● DATA PROVIDED:
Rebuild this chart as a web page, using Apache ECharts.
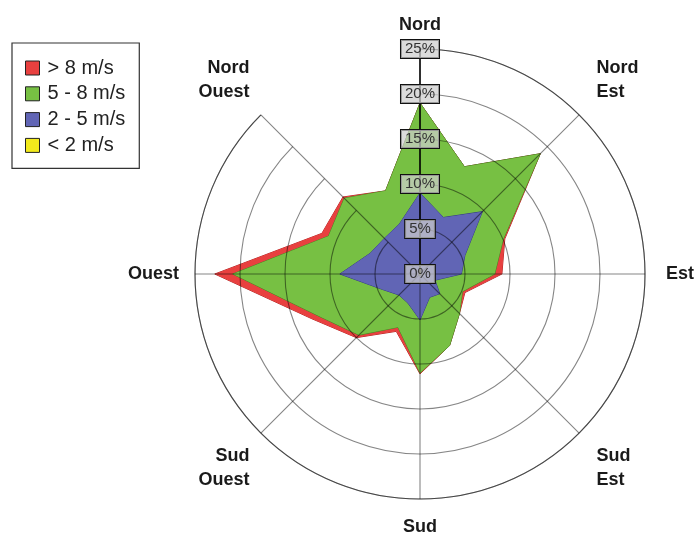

==

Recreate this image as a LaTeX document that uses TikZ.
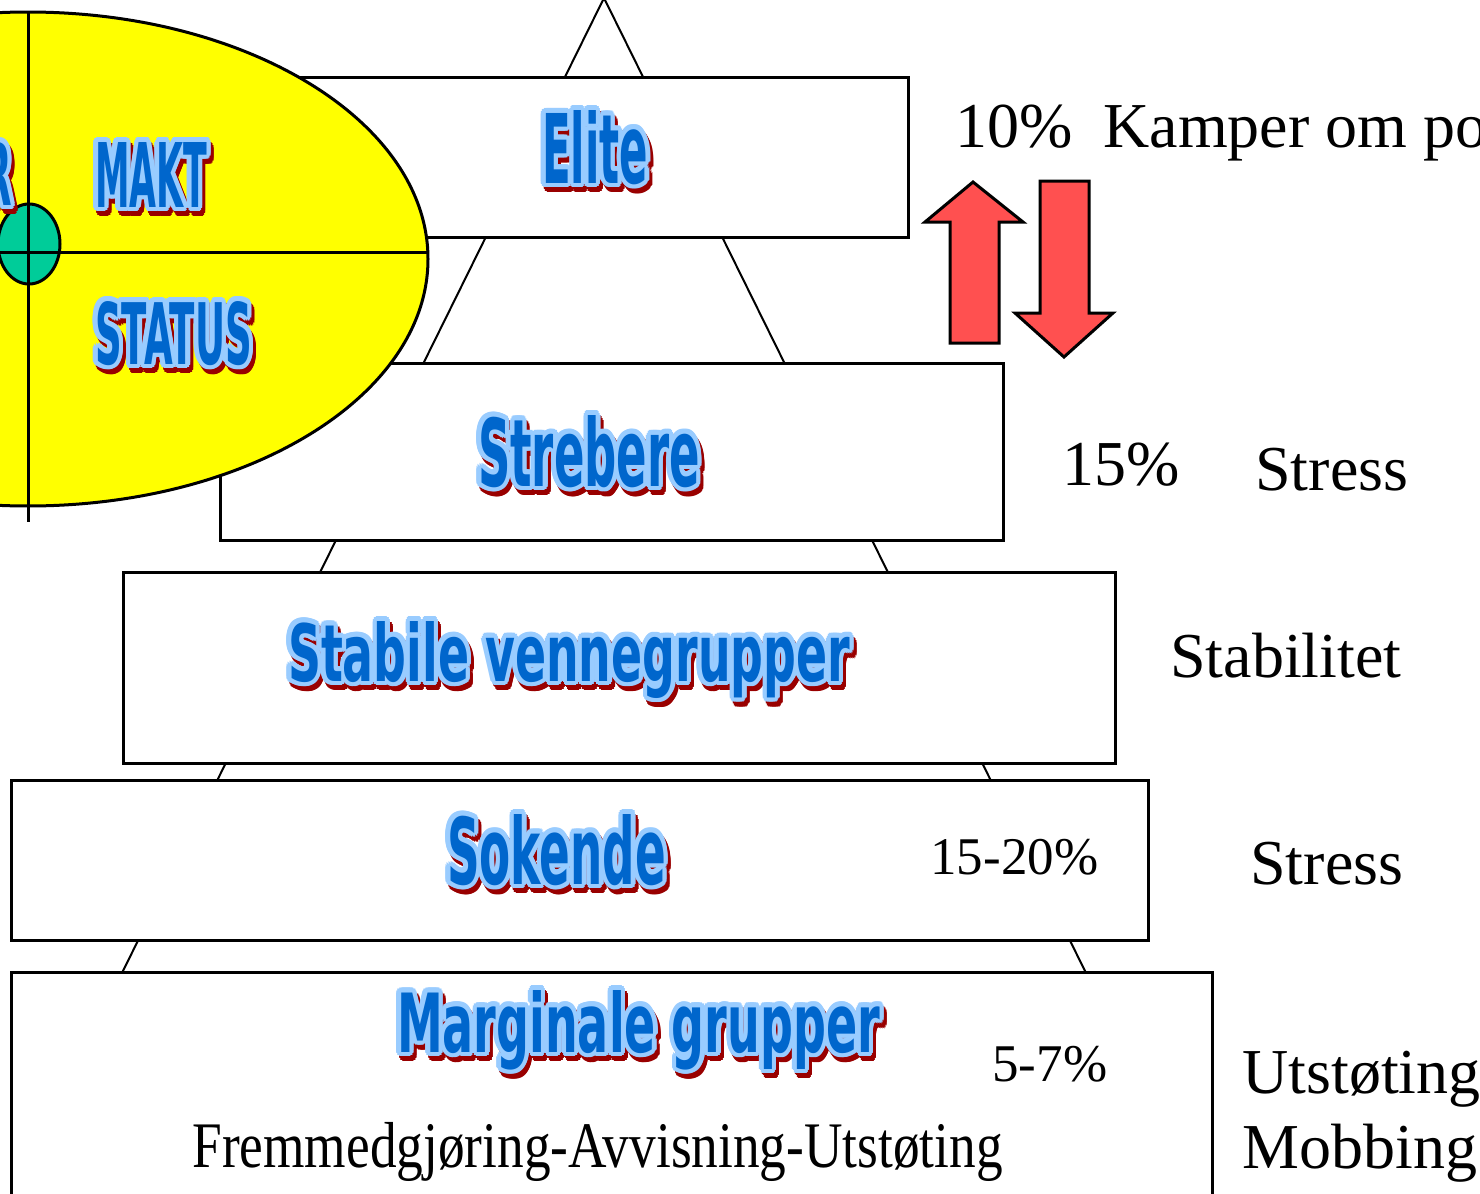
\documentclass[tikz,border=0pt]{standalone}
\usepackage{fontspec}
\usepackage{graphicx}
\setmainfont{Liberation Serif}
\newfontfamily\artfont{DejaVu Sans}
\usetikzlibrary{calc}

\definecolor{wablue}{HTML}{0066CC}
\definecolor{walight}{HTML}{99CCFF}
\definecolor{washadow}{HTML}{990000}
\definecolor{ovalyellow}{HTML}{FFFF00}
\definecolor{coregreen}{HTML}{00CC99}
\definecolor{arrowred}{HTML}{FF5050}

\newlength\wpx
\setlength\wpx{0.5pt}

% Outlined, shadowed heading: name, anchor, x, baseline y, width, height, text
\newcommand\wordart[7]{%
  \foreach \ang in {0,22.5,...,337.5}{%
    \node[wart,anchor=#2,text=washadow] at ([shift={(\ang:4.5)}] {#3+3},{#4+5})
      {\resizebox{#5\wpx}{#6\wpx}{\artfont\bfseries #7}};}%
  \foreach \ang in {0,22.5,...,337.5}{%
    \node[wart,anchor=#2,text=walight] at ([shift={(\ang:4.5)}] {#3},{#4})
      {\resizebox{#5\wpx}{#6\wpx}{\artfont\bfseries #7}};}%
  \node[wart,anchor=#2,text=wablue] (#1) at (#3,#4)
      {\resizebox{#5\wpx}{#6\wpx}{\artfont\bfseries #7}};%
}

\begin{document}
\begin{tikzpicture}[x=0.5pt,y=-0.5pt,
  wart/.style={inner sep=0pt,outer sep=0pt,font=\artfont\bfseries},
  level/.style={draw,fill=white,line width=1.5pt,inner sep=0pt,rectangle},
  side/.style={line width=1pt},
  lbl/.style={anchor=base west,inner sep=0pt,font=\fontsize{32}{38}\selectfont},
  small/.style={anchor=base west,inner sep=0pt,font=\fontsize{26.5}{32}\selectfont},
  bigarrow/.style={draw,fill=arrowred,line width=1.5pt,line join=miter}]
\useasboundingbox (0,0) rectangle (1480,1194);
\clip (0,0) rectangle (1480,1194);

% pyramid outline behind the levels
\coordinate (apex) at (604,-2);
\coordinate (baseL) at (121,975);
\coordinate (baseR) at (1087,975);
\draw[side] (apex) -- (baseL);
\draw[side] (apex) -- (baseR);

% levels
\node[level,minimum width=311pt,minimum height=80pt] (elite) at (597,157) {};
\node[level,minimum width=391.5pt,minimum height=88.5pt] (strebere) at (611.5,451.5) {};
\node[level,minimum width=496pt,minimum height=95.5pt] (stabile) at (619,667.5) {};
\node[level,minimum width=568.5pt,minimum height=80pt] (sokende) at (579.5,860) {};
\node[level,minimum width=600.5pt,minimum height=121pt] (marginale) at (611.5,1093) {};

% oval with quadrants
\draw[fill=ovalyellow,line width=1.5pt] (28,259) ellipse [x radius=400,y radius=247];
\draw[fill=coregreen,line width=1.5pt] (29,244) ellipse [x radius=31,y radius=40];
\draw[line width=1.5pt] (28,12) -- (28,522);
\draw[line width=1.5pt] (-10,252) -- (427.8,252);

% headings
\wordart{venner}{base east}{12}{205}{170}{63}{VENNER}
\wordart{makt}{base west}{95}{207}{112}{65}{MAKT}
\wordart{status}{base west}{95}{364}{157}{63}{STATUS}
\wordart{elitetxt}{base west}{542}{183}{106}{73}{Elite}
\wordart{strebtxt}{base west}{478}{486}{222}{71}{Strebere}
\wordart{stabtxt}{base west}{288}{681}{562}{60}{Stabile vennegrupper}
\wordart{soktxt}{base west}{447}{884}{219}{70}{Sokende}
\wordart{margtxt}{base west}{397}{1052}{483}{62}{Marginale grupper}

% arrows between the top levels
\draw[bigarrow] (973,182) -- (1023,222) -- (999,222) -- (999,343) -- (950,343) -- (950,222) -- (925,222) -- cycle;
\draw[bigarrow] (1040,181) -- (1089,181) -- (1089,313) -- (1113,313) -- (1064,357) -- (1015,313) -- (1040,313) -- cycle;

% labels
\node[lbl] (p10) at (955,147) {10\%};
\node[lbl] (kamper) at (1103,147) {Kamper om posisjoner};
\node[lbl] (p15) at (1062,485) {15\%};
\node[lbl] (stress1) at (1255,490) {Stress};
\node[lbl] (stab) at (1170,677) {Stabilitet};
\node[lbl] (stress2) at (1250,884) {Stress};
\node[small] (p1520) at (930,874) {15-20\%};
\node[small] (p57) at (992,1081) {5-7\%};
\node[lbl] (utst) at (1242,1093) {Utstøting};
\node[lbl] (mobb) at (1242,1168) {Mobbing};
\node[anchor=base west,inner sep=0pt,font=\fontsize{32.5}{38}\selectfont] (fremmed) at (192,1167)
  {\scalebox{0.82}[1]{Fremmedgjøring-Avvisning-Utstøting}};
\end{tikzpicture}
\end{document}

...

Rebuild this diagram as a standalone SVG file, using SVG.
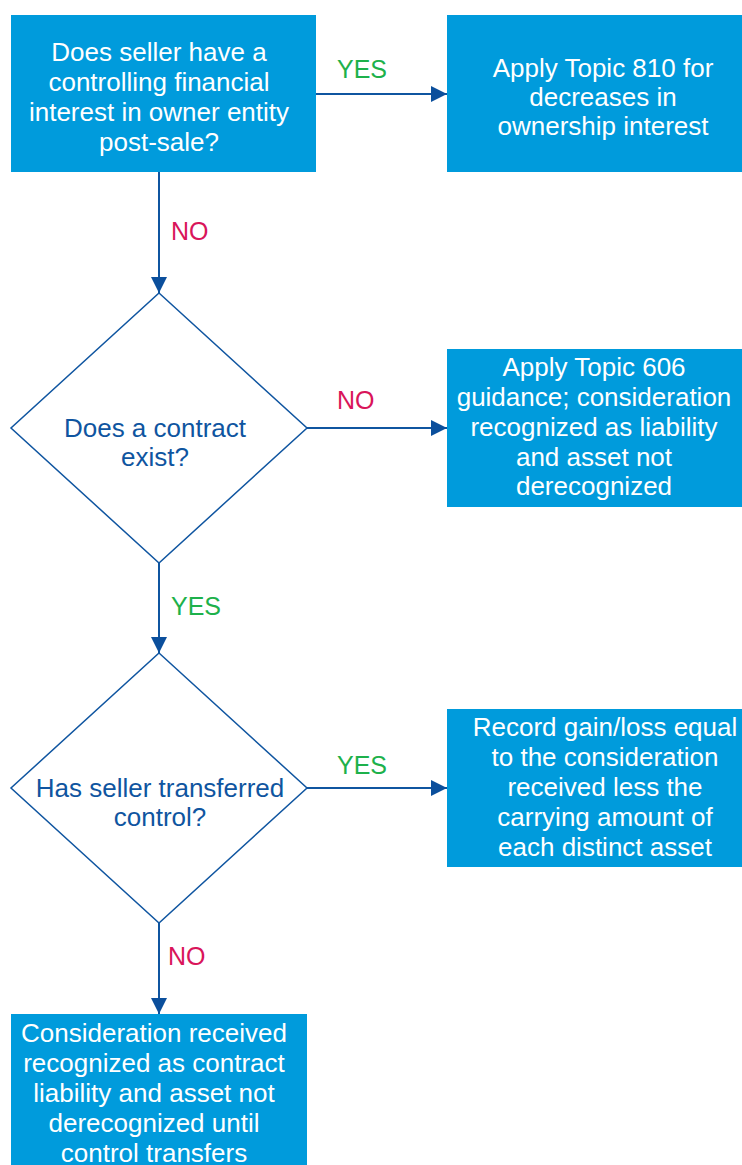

● WRITTEN EXERCISE:
From the entries above, select each line containing the string "using".

● OUTPUT FOR THIS TASK:
Rebuild this chart as a web page, using Apache ECharts.
Rebuild this diagram as a standalone SVG file, using SVG.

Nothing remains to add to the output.